The Prime Minister assured the CBI at its annual dinner that `the days of old tax and spend' are over but made clear there were areas where Britain needed more public investment.

"It will be money for modernisation, whether in schools, hospitals or any other investment. Investment comes at the price of reform. There will be tough choices to be made. We have made them this year. We will make them again," he said.

He also singled out public transport including London Underground, which has pounds 7bn allocated to be invested over 15 years, financed with private partnerships. "We are reviewing how we regulate and improve the railways. In particular, we are seeing how road, rail, bus and air can best be combined," he said.

"The Government's forthcoming white paper on transport strategy - the first for a generation - will address these critical issues in a practical way."
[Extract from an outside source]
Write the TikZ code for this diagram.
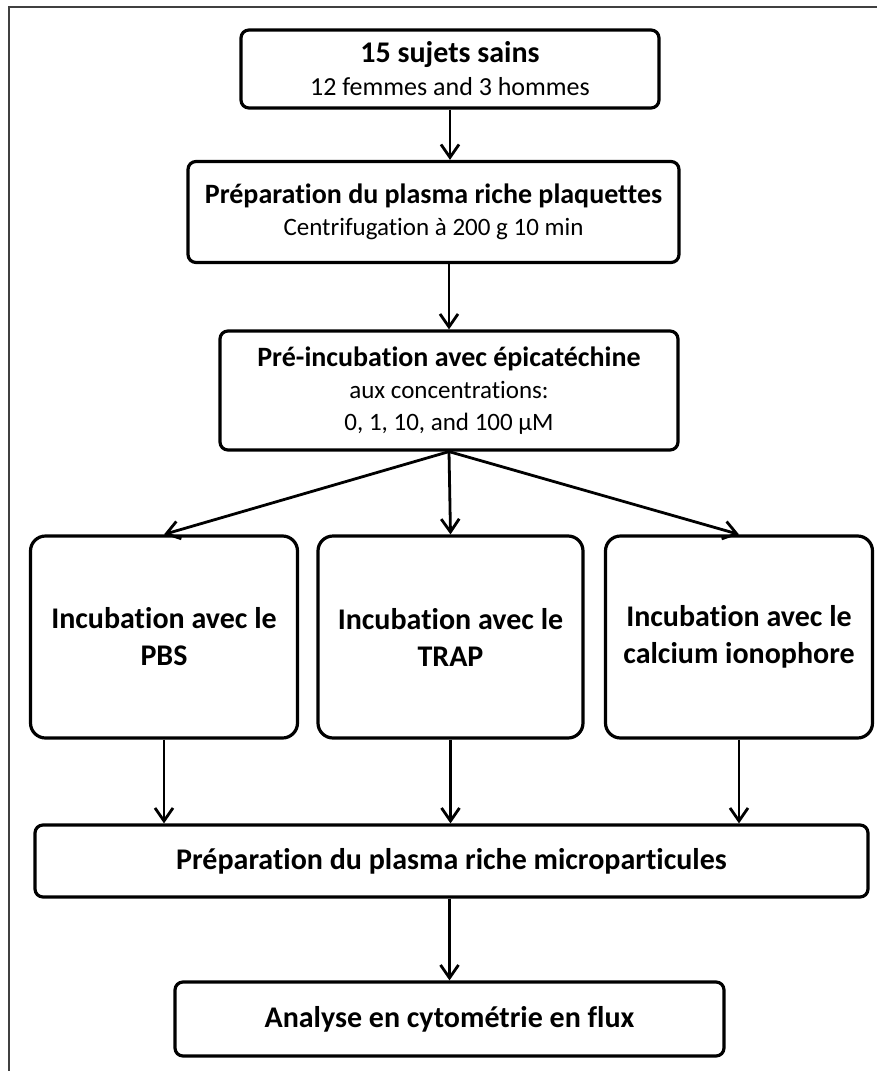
\documentclass[tikz,border=0pt]{standalone}
\usepackage{fontspec}
\setmainfont{Carlito}[Ligatures={NoCommon}]
\usetikzlibrary{arrows.meta,positioning}

\begin{document}
\begin{tikzpicture}[
    x=1pt, y=-1pt,
    box/.style={draw, line width=3.2pt, rounded corners=8pt, align=center, inner sep=0pt, font=\fontsize{25}{32}\selectfont},
    tall/.style={box, rounded corners=15pt, minimum width=267pt, minimum height=202pt, font=\fontsize{30}{37}\selectfont\bfseries},
    arrow/.style={-{Straight Barb[length=13pt, width=18pt]}, line width=2.8pt},
    frame/.style={line width=1.2pt, black!75},
    head/.style={font=\fontsize{30}{32}\selectfont\bfseries}
]
\useasboundingbox (0,0) rectangle (877,1071);
% Frame
\draw[frame] (9,1071) -- (9,7) -- (877,7);

% Subjects
\node[box, minimum width=418pt, minimum height=78pt, font=\fontsize{26}{33}\selectfont] (subjects) at (450,69) {
    {\fontsize{30}{33}\selectfont\bfseries 15 sujets sains}\\
    12 femmes and 3 hommes
};

% Platelet rich plasma
\node[box, minimum width=491pt, minimum height=101pt] (prp) at (433.5,212) {
    {\fontsize{28}{32}\selectfont\bfseries Préparation du plasma riche plaquettes}\\
    Centrifugation à 200 g 10 min
};

% Pre-incubation
\node[box, minimum width=458pt, minimum height=119pt] (preinc) at (449,390.5) {
    {\fontsize{28}{32}\selectfont\bfseries Pré-incubation avec épicatéchine}\\
    aux concentrations:\\
    0, 1, 10, and 100 µM
};

% Incubations
\node[tall] (pbs) at (164,637) {Incubation avec le\\PBS};
\node[tall, minimum width=265pt] (trap) at (450.5,637) {Incubation avec le\\TRAP};
\node[tall] (iono) at (739,637) {Incubation avec le\\calcium ionophore};

% Microparticles
\node[box, head, minimum width=833pt, minimum height=72pt] (micro) at (451.5,861) {Préparation du plasma riche microparticules};

% Flow cytometry
\node[box, head, minimum width=549pt, minimum height=74pt] (flow) at (449.5,1019) {Analyse en cytométrie en flux};

% Arrows
\draw[arrow] (subjects.south) -- (subjects.south |- prp.north);
\draw[arrow] (preinc.north |- prp.south) -- (preinc.north);
\draw[arrow] (preinc.south) -- (pbs.north);
\draw[arrow] (preinc.south) -- (trap.north);
\draw[arrow] (preinc.south) -- (iono.north);
\draw[arrow] (pbs.south) -- (pbs.south |- micro.north);
\draw[arrow] (trap.south) -- (trap.south |- micro.north);
\draw[arrow] (iono.south) -- (iono.south |- micro.north);
\draw[arrow] (flow.north |- micro.south) -- (flow.north);

\end{tikzpicture}
\end{document}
Mr Blair told businessmen: "It is the easiest thing in the world of politics to promise to spend more public money. But nothing will ever push me into breaking the firm economic rules we have applied. I regard being prudent on public finance and money as a necessary badge of respectability for New Labour and I intend to keep wearing it."

He said his talk of a third way between old-style intervention of the old left and the laissez faire of the new right, was not "a soggy compromise in the middle". It was about education, infrastructure, promoting investment, and helping businesses through new technology, not about a prices policy, state subsidies and heavy regulation.

As a priority, he said Britain had to "raise our game" with higher productivity through higher skills. "Our productivity is now way behind our main competitors," he said. British workers produced 20 per cent less than their German counterparts, 40 per cent less than workers in America. "That's a big gap - a gap we have got to close," said Mr Blair.

Promising an end to boom and bust, he said it had been hard since giving the Bank of England independence. Interest rates were 1.25 per cent higher than when Labour took office, but it was necessary to squeeze out inflation which was going towards four per cent.

"I sympathise too with the plight of manufacturing seeing the pound rise to over Dm3. It has now dropped back. But I also say we should not always want a lower pound to compete. Again stability is the key."